Asset allocation is, of course, that strategy of a 401(k) participant distributing his or her investments among different asset classes so as to diversify. It’s one of those concepts that has been de rigueur as part of 401(k) investment education.
Asset allocation seemed to be getting traction with those employees who invested in employer stock. According to a December 2008 Issue Brief, 401(k) Plan Asset Allocation, Account Balances, and Loan Activity in 2007, published by the Employee Benefit Research Institute, those 401(k) participants continued to seek diversification of their investments.
Since the Enron debacle, the share of 401(k) accounts invested in employer stock continued to shrink, falling by 0.5% to 10.6% in 2007. That continued a steady decline that started in 1999. Recently hired 401(k) participants contributed to this trend, but they were less likely to hold employer stock.
But between then and now things changed. Earlier this month, The Wall Street Journal reported that Despite Risks, Workers Guzzle Employer Stock. The article noted a study by Hewitt Associates that in January, for the first time in more than seven years, a large group of 401(k) participants invested more money into employer stock than any other type of investment. Employees invested $65 million in employer stock that month.

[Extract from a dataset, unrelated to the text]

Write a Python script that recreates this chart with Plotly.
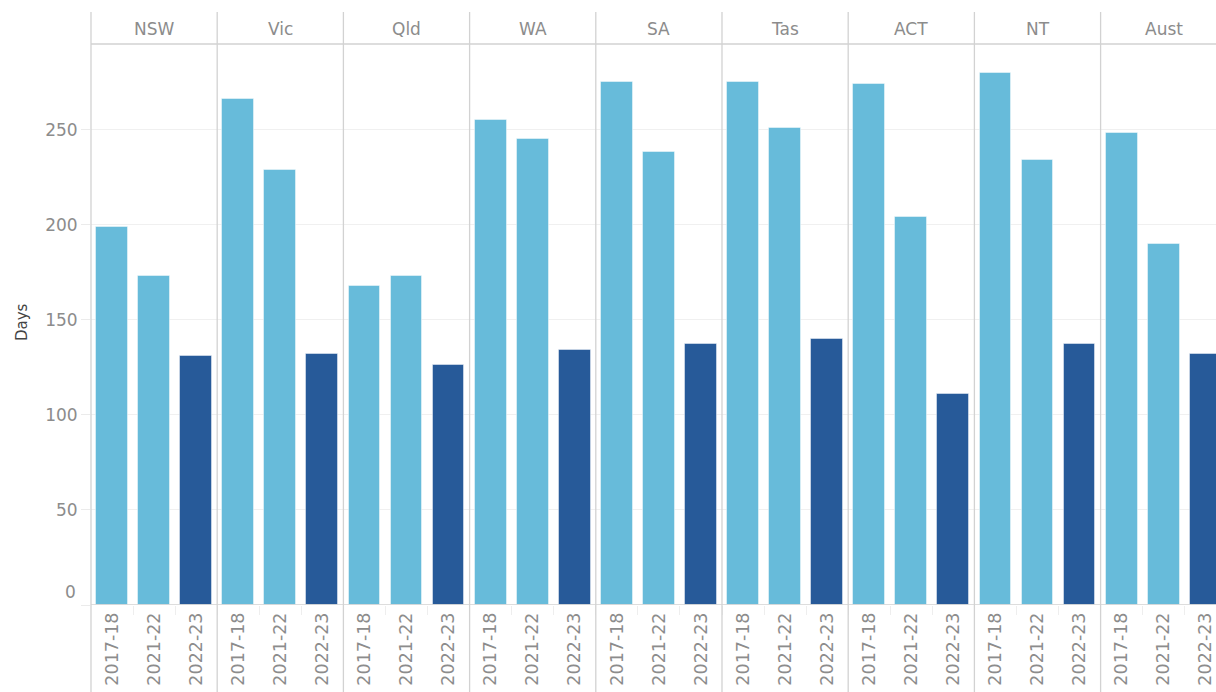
import plotly.graph_objects as go

states = ["NSW", "Vic", "Qld", "WA", "SA", "Tas", "ACT", "NT", "Aust"]
periods = ["2017-18", "2021-22", "2022-23"]
days_2017_18 = [199, 266, 168, 255, 275, 275, 274, 280, 248]
days_2021_22 = [173, 229, 173, 245, 238, 251, 204, 234, 190]
days_2022_23 = [131, 132, 126, 134, 137, 140, 111, 137, 132]
period_colors = {"2017-18": "#67BBDA", "2021-22": "#67BBDA", "2022-23": "#275A99"}
y_ticks = [0, 50, 100, 150, 200, 250]

series = {"2017-18": days_2017_18, "2021-22": days_2021_22, "2022-23": days_2022_23}

xs, ys, cols, labels, state_of = [], [], [], [], []
for i, s in enumerate(states):
    for j, p in enumerate(periods):
        xs.append(i * len(periods) + j)
        ys.append(series[p][i])
        cols.append(period_colors[p])
        labels.append(p)
        state_of.append(s)

# body margin is removed in the page (post_script), so the figure fills the window
W, H = 1216, 692
ML, MR, MT, MB = 91, 0, 44, 87
plot_h = H - MT - MB
n = len(xs)
cat_px = 126.2 / len(periods)
x_right = -0.5 + (W - ML - MR) / cat_px

def py(page_y):
    return (H - MB - page_y) / plot_h

def px(page_x):
    return (page_x - ML) / (W - ML - MR)

FONT = "DejaVu Sans, Verdana, sans-serif"
TXT = "#8C8C8C"

fig = go.Figure()
fig.add_trace(go.Bar(
    x=xs, y=ys, width=0.755,
    marker=dict(color=cols, line=dict(color="rgba(255,255,255,0.45)", width=1)),
    customdata=state_of, text=labels, textposition="none",
    hovertemplate="%{customdata} %{text}: %{y}<extra></extra>",
))

grey_line = "#D2D2D2"
shapes = []
for i in range(1, len(states)):
    b = i * len(periods) - 0.5
    shapes.append(dict(type="line", xref="x", yref="paper", x0=b, x1=b,
                       y0=py(H), y1=py(12), line=dict(color=grey_line, width=1.3)))
shapes.append(dict(type="line", xref="paper", yref="paper", x0=0, x1=0,
                   y0=py(H), y1=py(12), line=dict(color=grey_line, width=1.3)))
shapes.append(dict(type="line", xref="paper", yref="paper", x0=0, x1=1,
                   y0=1, y1=1, line=dict(color=grey_line, width=1.3)))
shapes.append(dict(type="line", xref="paper", yref="y", x0=0, x1=1,
                   y0=0, y1=0, line=dict(color=grey_line, width=1.3)))

annotations = []
for i, s in enumerate(states):
    annotations.append(dict(text=s, x=i * len(periods) + 1, y=py(29), xref="x", yref="paper",
                            showarrow=False, xanchor="center", yanchor="middle",
                            font=dict(family=FONT, size=17, color=TXT)))
annotations.append(dict(text="Days", x=px(22), y=py(322), xref="paper", yref="paper",
                        showarrow=False, textangle=-90, xanchor="center", yanchor="middle",
                        font=dict(family=FONT, size=15, color="#444444")))
# Tableau nudges the bottom tick label up off the axis line
annotations.append(dict(text=str(y_ticks[0]), x=px(78), y=py(592), xref="paper", yref="paper",
                        showarrow=False, xanchor="right", yanchor="middle",
                        font=dict(family=FONT, size=17, color=TXT)))

boundaries = [k - 0.5 for k in range(1, n)]

fig.update_layout(
    width=W, height=H,
    margin=dict(l=ML, r=MR, t=MT, b=MB, pad=0),
    paper_bgcolor="white", plot_bgcolor="white",
    font=dict(family=FONT, color=TXT),
    showlegend=False,
    bargap=0,
    shapes=shapes,
    annotations=annotations,
    xaxis=dict(
        range=[-0.5, x_right], tickmode="array", tickvals=xs, ticktext=labels,
        tickangle=-90, tickfont=dict(family=FONT, size=17.5, color=TXT),
        showgrid=False, zeroline=False, showline=False, ticks="",
        ticklabelstandoff=3,
        minor=dict(tickmode="array", tickvals=boundaries, ticks="outside", ticklen=9,
                   tickcolor="#EEEEEE", tickwidth=1, showgrid=False),
        fixedrange=True,
    ),
    yaxis=dict(
        range=[0, 295], tickmode="array", tickvals=y_ticks,
        ticktext=[""] + [str(v) for v in y_ticks[1:]],
        tickfont=dict(family=FONT, size=17, color=TXT),
        showgrid=True, gridcolor="#F0F0F0", gridwidth=1,
        zeroline=False, showline=False,
        ticks="outside", ticklen=9, tickcolor="#EBEBEB",
        fixedrange=True,
    ),
)

fig.write_html(
    "out.html",
    config={"displayModeBar": False},
    post_script=(
        "document.body.style.margin='0';"
        "document.documentElement.style.overflow='hidden';"
        "document.body.style.overflow='hidden';"
    ),
)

Employer securities are a big part of retirement plans. According to the above-mentioned EBRI Issue Brief, almost 2/3 of 401(k) plans with more than 5,000 participants offered employer stock as an investment option in 2007. And about 8% of participants in those plans had more than 80% of their account invested in employer shares.
So how much stock is too much stock? The Financial Industry Regulatory Authority (FINRA) issued an investor alert, Putting Too Much Stock in Your Company—A 401(k) Problem. (FINRA is the non-governmental regulator for nearly 5,000 brokerage firms, and was created in July 2007 through the consolidation of NASD and the member regulation, enforcement and arbitration functions of the New York Stock Exchange).
FINRA says that says that if a participant has than 20% of his or her assets in company stock, and this investment also constitutes more than 20% of their overall investment portfolio, they should consider rebalancing their investments to increase diversification.
Many retirement experts say that is even too much, and that employees should keep no more than 5% to 10% of their balances in company stock, and some believe such shares don’t belong in retirement plans at all.
Obviously, more work needs to be done on 401(k) investment education.